Perez saved his 2017 season after an early August start at Minnesota. The Twins teed off on him, and the next day he discovered that he was tipping his pitches. Even Colon, the Twins‘ pitcher that night, saw it.

From there, Perez took off. He didn‘t pitch like a Cy Young candidate, but he was consistent and reliably kept the Rangers in many of his remaining starts. That kind of consistency is what the Rangers have wanted from Perez for years.

He will be pleased if pitches like that this season.

“The last two months of last year were unbelievable,” said Perez, who rallied to a career-high 13 wins and a 4.82 ERA. “I need to stay there rather than try to be perfect or do too much. I need to stay at the same level the whole time, control my mind and control my emotions.”

The biggest piece of advise he received from Colon this spring was the same advance Felix Hernandez gave last year during the World Baseball Class. Perez was reminded that he has quality stuff, starting with his two-seam fastball, and that he needs to trust it.

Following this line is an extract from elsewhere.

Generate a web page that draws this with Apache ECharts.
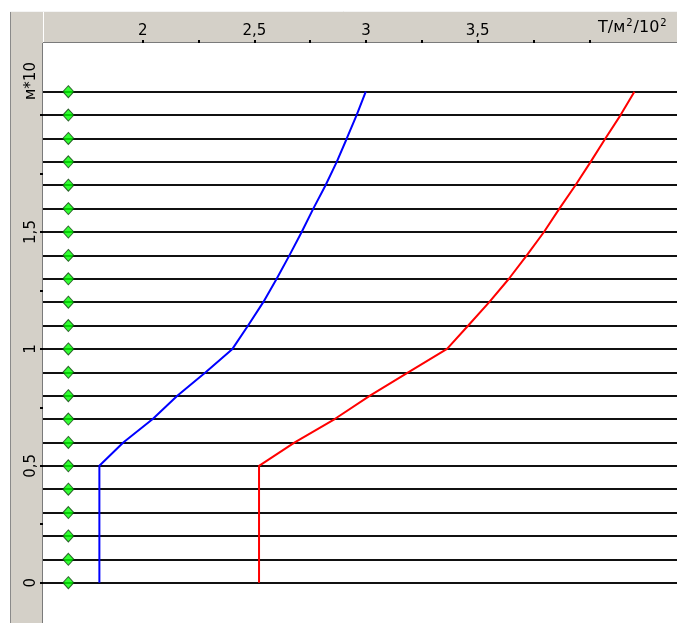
<!DOCTYPE html>
<html>
<head>
<meta charset="utf-8">
<script src="https://cdn.jsdelivr.net/npm/echarts@6/dist/echarts.min.js"></script>
<style>
html,body{margin:0;padding:0;background:#fff;}
#chart{width:677px;height:623px;}
</style>
</head>
<body>
<div id="chart"></div>
<script>
// depth levels (м*10)
const levels = [0, 0.1, 0.2, 0.3, 0.4, 0.5, 0.6, 0.7, 0.8, 0.9, 1.0, 1.1, 1.2, 1.3, 1.4, 1.5, 1.6, 1.7, 1.8, 1.9, 2.0, 2.1];
// blue profile (Т/м²/10²) at each level
const blueX = [1.806, 1.806, 1.806, 1.806, 1.806, 1.806, 1.913, 2.045, 2.155, 2.282, 2.402, 2.472, 2.540, 2.600, 2.657, 2.712, 2.764, 2.819, 2.869, 2.914, 2.958, 2.999];
// red profile (Т/м²/10²) at each level
const redX = [2.521, 2.521, 2.521, 2.521, 2.521, 2.521, 2.681, 2.860, 3.018, 3.189, 3.363, 3.458, 3.552, 3.640, 3.720, 3.797, 3.866, 3.938, 4.006, 4.072, 4.140, 4.202];
// marker column position
const markerX = 1.667;
// tick/label values
const xTicks = [2, 2.25, 2.5, 2.75, 3, 3.25, 3.5, 3.75, 4];
const xLabels = [2, 2.5, 3, 3.5];
const yTicks = [0, 0.25, 0.5, 0.75, 1, 1.25, 1.5, 1.75, 2];
const yLabels = [0, 0.5, 1, 1.5];
const yUnit = 'м*10';

const chart = echarts.init(document.getElementById('chart'), null, {renderer: 'canvas'});
const rulerGrey = '#d4d0c8';
const fontFam = 'DejaVu Sans';
const fmt = v => String(v).replace('.', ',');

const option = {
  animation: false,
  backgroundColor: '#ffffff',
  grid: {left: 43, top: 43, right: 0, bottom: 0, containLabel: false},
  graphic: [
    {type: 'rect', z: 0, shape: {x: 10, y: 11, width: 667, height: 32}, style: {fill: rulerGrey}},
    {type: 'rect', z: 0, shape: {x: 10, y: 43, width: 33, height: 580}, style: {fill: rulerGrey}},
    {type: 'line', z: 1, shape: {x1: 10.5, y1: 11, x2: 10.5, y2: 623}, style: {stroke: '#8a8a8a', lineWidth: 1}},
    {type: 'line', z: 1, shape: {x1: 10, y1: 11.5, x2: 677, y2: 11.5}, style: {stroke: '#f4f4f4', lineWidth: 1}},
    {type: 'line', z: 1, shape: {x1: 43.5, y1: 12, x2: 43.5, y2: 43}, style: {stroke: '#ffffff', lineWidth: 1}},
    {type: 'line', z: 1, shape: {x1: 43, y1: 42.5, x2: 677, y2: 42.5}, style: {stroke: '#7a7a7a', lineWidth: 1}},
    {type: 'line', z: 1, shape: {x1: 42.5, y1: 43, x2: 42.5, y2: 623}, style: {stroke: '#7a7a7a', lineWidth: 1}},
    {type: 'text', z: 20, x: 598, y: 38,
      style: {text: '{n|Т/м}{s|2}{n|/10}{s|2}', align: 'left', verticalAlign: 'bottom',
        rich: {n: {fontFamily: fontFam, fontSize: 16, fill: '#000'}, s: {fontFamily: fontFam, fontSize: 10, fill: '#000', padding: [0, 1, 10, 1]}}}},
    {type: 'text', z: 20, x: 39, y: 81, rotation: Math.PI / 2,
      style: {text: yUnit, align: 'center', verticalAlign: 'bottom', fontFamily: fontFam, fontSize: 15, fill: '#000'}}
  ],
  xAxis: {
    type: 'value', position: 'top', min: 1.5535, max: 4.3928, z: 10,
    axisLine: {show: false, onZero: false},
    splitLine: {show: false},
    axisTick: {show: true, customValues: xTicks, length: 3, inside: false, lineStyle: {color: '#000', width: 2}},
    axisLabel: {show: true, customValues: xLabels, margin: 4, formatter: fmt, color: '#000', fontFamily: fontFam, fontSize: 15}
  },
  yAxis: {
    type: 'value', position: 'left', min: -0.1724, max: 2.3084, z: 10,
    axisLine: {show: false, onZero: false},
    splitLine: {show: false},
    axisTick: {show: true, customValues: yTicks, length: 3, inside: false, lineStyle: {color: '#000', width: 2}},
    axisLabel: {show: true, customValues: yLabels, rotate: 90, margin: 4, formatter: fmt, color: '#000', fontFamily: fontFam, fontSize: 15}
  },
  series: [
    {
      type: 'scatter', name: 'levels', z: 4,
      symbol: 'diamond', symbolSize: [11, 12],
      itemStyle: {color: '#00ff00', borderColor: '#144014', borderWidth: 1},
      data: levels.map(v => [markerX, v]),
      markLine: {
        silent: true, symbol: 'none', z: 1, label: {show: false},
        lineStyle: {color: '#111', width: 2, type: 'solid'},
        emphasis: {disabled: true},
        data: levels.map(v => ({yAxis: v}))
      }
    },
    {
      type: 'line', name: 'blue', z: 3, showSymbol: false, symbol: 'none',
      lineStyle: {color: '#0000ff', width: 2},
      data: levels.map((v, i) => [blueX[i], v])
    },
    {
      type: 'line', name: 'red', z: 3, showSymbol: false, symbol: 'none',
      lineStyle: {color: '#ff0000', width: 2},
      data: levels.map((v, i) => [redX[i], v])
    }
  ]
};
chart.setOption(option);
</script>
</body>
</html>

Throw strikes, Colon said, and the stuff will take care of the rest.

He did that Thursday in his 2018 debut and should be caught up to the other Rangers starters soon after an abbreviated spring. But he‘s ready to be the pitcher the Rangers have always envisioned.

“It‘s time for me to give it to the team, what they‘ve been waiting for,” Perez said. “I feel positive. I feel great. I feel strong. I just have to go out there and believe in what I‘ve got and do my job.”